Boramy Viguier, le créateur qui mêle heroïc fantasy et ésotérisme pour transformer le vestiaire masculin
En attendant notre transformation en avatars dans le métavers, Numéro Homme taille le portrait de visages bien réels : ceux de la fine fleur des jeunes créateurs de la mode masculine. Réunis à Paris devant l’objectif d’Erwan Frotin, ces designers du futur endossent les pièces de leur propre vestiaire et nous révèlent les inspirations, les parcours, les réflexions et les engagements novateurs qui sous-tendent leur succès. Focus sur le créateur franco-cambodgien Boramy Viguier, dont le label homonyme niche, au coeur du vestiaire masculin, des références à l’heroic fantasy, au monde médiéval et l’ésotérisme.
Franco-cambodgien, Boramy Viguier a, depuis le lancement de sa marque en 2018, réussi le pari de transposer ses obsessions en vêtements masculins teintés d’une aura mystique. “Ce qui m’intéresse, dans la mode comme dans la vie, ce sont les états de transcendance, sans forcément les relier à une religion quelconque. J’aime interroger ces moments hors du temps.” C’est pourtant d’une façon très pragmatique qu’il commence sa vie professionnelle, avec, tout d’abord, un passage auprès du galeriste Emmanuel Perrotin. Une expérience formatrice qui l’amène à s’interroger sur le rôle de la mode et des vêtements, et le conduit à rejoindre un temps la prestigieuse école Central Saint Martins de Londres. Là, il perfectionne sa maîtrise de la coupe, du façonnage des patrons et des proportions du corps. Il intègre ensuite la maison Lanvin, où, durant six années, il œuvre à la création des collections masculines, en étroite collaboration avec le directeur artistique de l’époque, Lucas Ossendrijver. C’est dans cet écrin qu’il affine son œil. Les grands classiques du vestiaire masculin deviennent son terrain de jeu, et il leur insuffle un supplément de style. Les matières, les coupes et les tombés demeurent impeccables, avec parfois des pas de côté – quand il mixe des costumes traditionnels et des pièces industrielles, comme des rivets. Pourquoi s’être dirigé vers la mode masculine plutôt que féminine ? “Je n’y ai jamais vraiment réfléchi, cela s’est fait naturellement. Je pense évidemment que je m’y projette plus facilement. Ce qui me plaît dans la mode masculine, c’est tout ce qui a trait à la technique. La construction d’un vêtement pour homme demande en effet une grande précision.”

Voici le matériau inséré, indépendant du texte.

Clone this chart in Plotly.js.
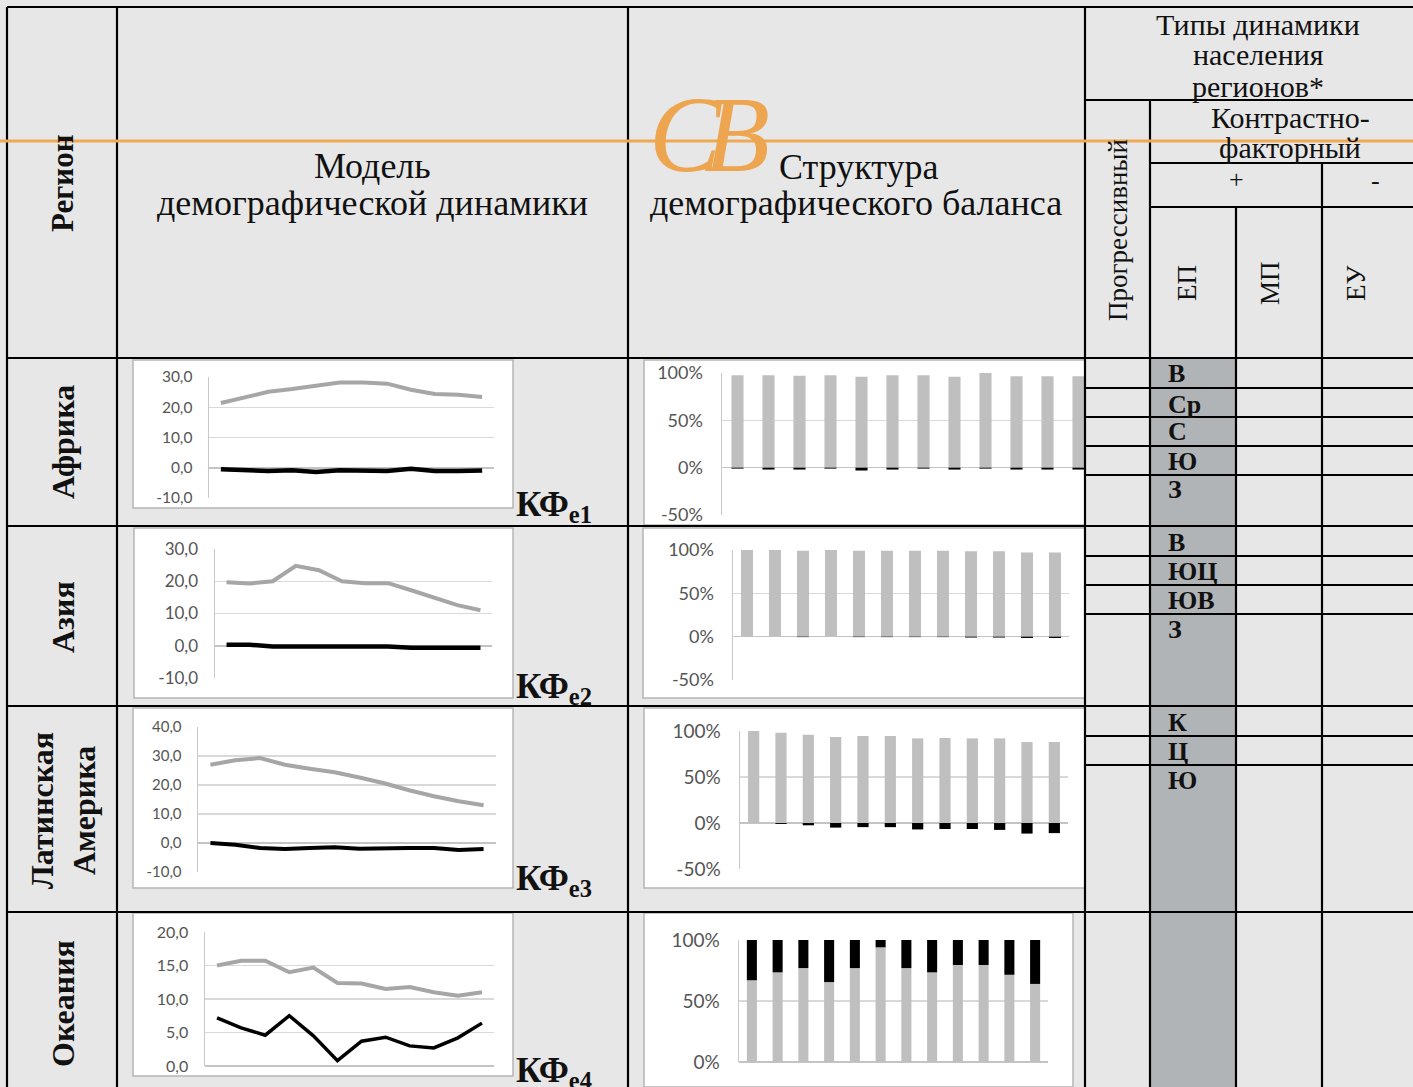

En 2018, Boramy Viguier décide de sauter le pas et de se lancer en solo, sous son nom. Demi-finaliste du prix LVMH et finaliste du prix de l’ANDAM en 2019, le trentenaire maintient son cap avec une mode attractive et portable, mais transcendée par une envie d’évasion et à la dimension cinématographique affichée. Boramy Viguier présentait sa collection printemps-été 2022 dans une vidéo futuriste aux textures de jeu vidéo, où les mannequins couraient dans un espace abstrait. Il y faisait une magnifique démonstration de sa capacité à hybrider le tailoring traditionnel avec d’autres registres : les vestes à motif prince- de-galles défilaient portées sous des parkas techniques, les costumes étriqués étaient bardés de poches à rabats d’inspiration militaire. Apothéose de couleur, des chemisettes et blousons zippés déclinaient des motifs façon soieries anciennes et luxueuses. Bien dans son époque, Boramy Viguier attache une grande importance au processus de fabrication et au choix des matières premières. “Les usines avec lesquelles je collabore sont toutes installées en France. C’est non seulement une question de praticité, mais c’est aussi quelque chose de raisonnable. J’utilise également beaucoup de chutes de tissus.” Sa mode est écoresponsable, mais pas donneuse de leçons : “Dès que cela devient militant, cela m’ennuie !” En septembre 2021, il ajoute une corde à son arc en devenant directeur artistique du label culte Vuarnet, pour lequel il conçoit des vêtements féminins, pratiques et taillés pour le grand air : “J’apprécie l’idée de travailler avec une marque qui a un héritage, une histoire. En plus, j’ai toujours aimé la montagne, ça tombe bien.”